Just a year into our marriage and my heart
was still, somehow, full to its brim with you.
On a day such as that, the usual; flowers
and a set of earrings that weren’t quite
my taste. You hadn’t even taken
the price off. And for her?
A necklace, that was her taste, and charmed her.
Triumphantly winning the heart
of someone you knew couldn’t be taken
again. But that didn’t stop you.
And I’ll admit, I wasn’t quite
convinced that you bought your mum the flowers.
Each day I’d watch my flowers
as they sank into an ugly mess. Quite
revolting, really. You called her,
daily, and thought I hadn’t taken
the hints. Without the heart
to tell my face, you coward! You
Piece of sh*t! I screamed at you,
and you asked if I’d taken
my medication. I asked about her,
and you took me and my broken heart
to see your mother. Surrounded by flowers
in a hospital bed. Quite
A shock, I couldn’t deny. And quite
the fool I felt. For a while, I held her
hand, and she thanked us for the flowers.
I ate a chocolate from a heart-
shaped box. Then, red-faced, scowling, you
drove me home, said I’d taken
Too much from you already. Taken?
I asked. And I saw her
sickening face as you shattered my vase of flowers.
I’d never seen something quite
so beautiful as those shards of glass. You
left me, staring at them, with my empty heart.
Everything had been taken. You’d given your heart
to her, but I knew you had been quite
right. All that remained of you, were the dead flowers.
I wrote this poem as a way of experimenting with form. Some of you may recognise this as a sestina. For those who don’t, a sestina is a poem that follows a strict pattern of the repetition of the six end-words of the first stanza throughout all following stanzas. The final word of the stanza must also be the first of the next. There is always a three-line stanza at the end that includes all six words. The form is quite difficult to explain (and just as difficult to write in!) but I eventually managed this narrative-like poem about a woman who falsely accuses her husband of having an affair.
When writing a sestina, an important part is deciding which six words you will be using to repeat throughout. I decided it would be easier if I chose words that had some different properties, i.e. concrete nouns, verbs and pronouns. I felt this would give me more space to experiment within the stanzas.
Although my main focus was making sure I kept within the rules of the form, I also tried to use some other poetic techniques such as symbolism. I wanted the flowers to vaguely represent the relationship between the two characters; “my flowers…sank into an ugly mess” and “you shattered my vase of flowers”. Creating rhythm and rhyme in a sestina is, for obvious reasons, very difficult, so I avoided trying to do that (though I do think the poem reads quite well as a monologue anyway).
Another important addition to the poem were the small sections of dialogue. Giving characters a concrete, distinguishable voice in poetry is a fantastic way to bring them to life.
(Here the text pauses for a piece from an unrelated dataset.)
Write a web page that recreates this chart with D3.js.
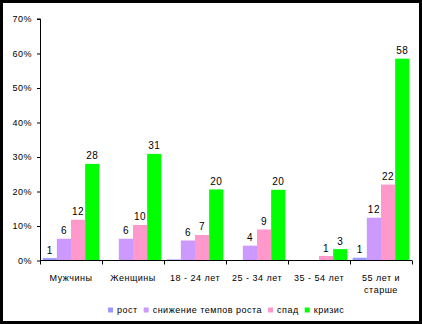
<!DOCTYPE html>
<html><head><meta charset="utf-8">
<script src="https://cdn.jsdelivr.net/npm/d3@7"></script>
<style>
html,body{margin:0;padding:0;background:#000;}
svg{display:block;}
text{font-family:"Liberation Sans",Arial,sans-serif;fill:#000;}
</style></head><body>
<script>
const categories = ["Мужчины", "Женщины", "18 - 24 лет", "25 - 34 лет", "35 - 54 лет", "55 лет и старше"];
const categoryLines = [["Мужчины"], ["Женщины"], ["18 - 24 лет"], ["25 - 34 лет"], ["35 - 54 лет"], ["55 лет и", "старше"]];
const seriesNames = ["рост", "снижение темпов роста", "спад", "кризис"];
const seriesColors = ["#9999ff", "#cc99ff", "#ff99cc", "#00ff00"];
const rost     = [0.7, 0,    0.3, 0,   0,   0.8];
const snizhenie= [6.3, 6.3,  5.8, 4.3, 0,   12.4];
const spad     = [11.8, 10.3, 7.4, 9.0, 1.3, 22.0];
const krizis   = [28.0, 30.9, 20.6, 20.5, 3.3, 58.5];
const labelRost      = ["1", "", "", "", "", "1"];
const labelSnizhenie = ["6", "6", "6", "4", "", "12"];
const labelSpad      = ["12", "10", "7", "9", "1", "22"];
const labelKrizis    = ["28", "31", "20", "20", "3", "58"];
const yTicks = [0, 10, 20, 30, 40, 50, 60, 70];

const seriesValues = [rost, snizhenie, spad, krizis];
const seriesLabels = [labelRost, labelSnizhenie, labelSpad, labelKrizis];

const W = 422, H = 324;
const svg = d3.select("body").append("svg").attr("width", W).attr("height", H);
svg.append("rect").attr("x", 0).attr("y", 0).attr("width", W).attr("height", H).attr("fill", "#000");
svg.append("rect").attr("x", 3).attr("y", 3).attr("width", W - 6).attr("height", H - 6).attr("fill", "#fff");

const y = d3.scaleLinear().domain([0, 70]).range([260.5, 19]);
const x0 = d3.scaleBand().domain(categories).range([40, 412]).paddingInner(0).paddingOuter(0);
const x1 = d3.scaleBand().domain(seriesNames).range([0, x0.bandwidth()]).paddingInner(0).paddingOuter(0.19);

const fs = "9px", ls = "0.5px";

// bars
const g = svg.append("g");
seriesNames.forEach((s, si) => {
  categories.forEach((c, ci) => {
    const v = seriesValues[si][ci];
    if (v > 0) {
      g.append("rect")
        .attr("x", x0(c) + x1(s))
        .attr("y", y(v))
        .attr("width", x1.bandwidth())
        .attr("height", y(0) - y(v))
        .attr("fill", seriesColors[si]);
    }
    const lab = seriesLabels[si][ci];
    if (lab) {
      g.append("text")
        .attr("x", x0(c) + x1(s) + x1.bandwidth() / 2)
        .attr("y", y(v) - 4.5)
        .attr("text-anchor", "middle")
        .style("font-size", "10px").style("letter-spacing", ls)
        .text(lab);
    }
  });
});

// y axis
const yAxis = d3.axisLeft(y).tickValues(yTicks).tickSize(3).tickPadding(5).tickFormat(d => d + "%");
const ya = svg.append("g").attr("transform", "translate(40,0)").call(yAxis);
ya.select(".domain").attr("stroke", "#000").attr("d", `M-3,${y(70)}H0.5V${y(0)}`);
ya.selectAll("text").style("font-size", fs).style("letter-spacing", ls).attr("font-family", null);

// x axis
const xa = svg.append("g").attr("transform", `translate(0,${y(0)})`);
xa.append("line").attr("x1", 40).attr("x2", 412).attr("y1", 0).attr("y2", 0).attr("stroke", "#000");
const tickPos = categories.map(c => x0(c)).concat([x0(categories[categories.length - 1]) + x0.bandwidth()]);
xa.selectAll("line.tk").data(tickPos).enter().append("line")
  .attr("class", "tk").attr("x1", d => Math.round(d) + 0.5).attr("x2", d => Math.round(d) + 0.5)
  .attr("y1", 0).attr("y2", 4).attr("stroke", "#000");
categories.forEach((c, ci) => {
  const t = xa.append("text").attr("x", x0(c) + x0.bandwidth() / 2).attr("y", 20)
    .attr("text-anchor", "middle").style("font-size", fs).style("letter-spacing", ls);
  categoryLines[ci].forEach((ln, li) => {
    t.append("tspan").attr("x", x0(c) + x0.bandwidth() / 2).attr("dy", li === 0 ? 0 : 12.5).text(ln);
  });
});

// legend
const lg = svg.append("g").attr("transform", "translate(0,310)");
let cx = 108;
seriesNames.forEach((s, si) => {
  lg.append("rect").attr("x", cx).attr("y", -2.5).attr("width", 5).attr("height", 5).attr("fill", seriesColors[si]);
  const t = lg.append("text").attr("x", cx + 9).attr("y", 3.3).style("font-size", fs).style("letter-spacing", ls).text(s);
  cx = cx + 9 + t.node().getComputedTextLength() + 6;
});
</script>
</body></html>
The woman in this poem is clearly very troubled, and has issues trusting her husband. However, I also tried to create implications that she was mentally unstable. This became clearer in the line “asked if I’d taken my medication”, though I felt the dialogue, showing the extent of her over-reaction could have been a clue to this.
I hope you enjoyed my attempt at a sestina!
Some questions from me:
Would you have noticed the unusual form if it hadn’t been pointed out?
Do you believe the husband or the wife?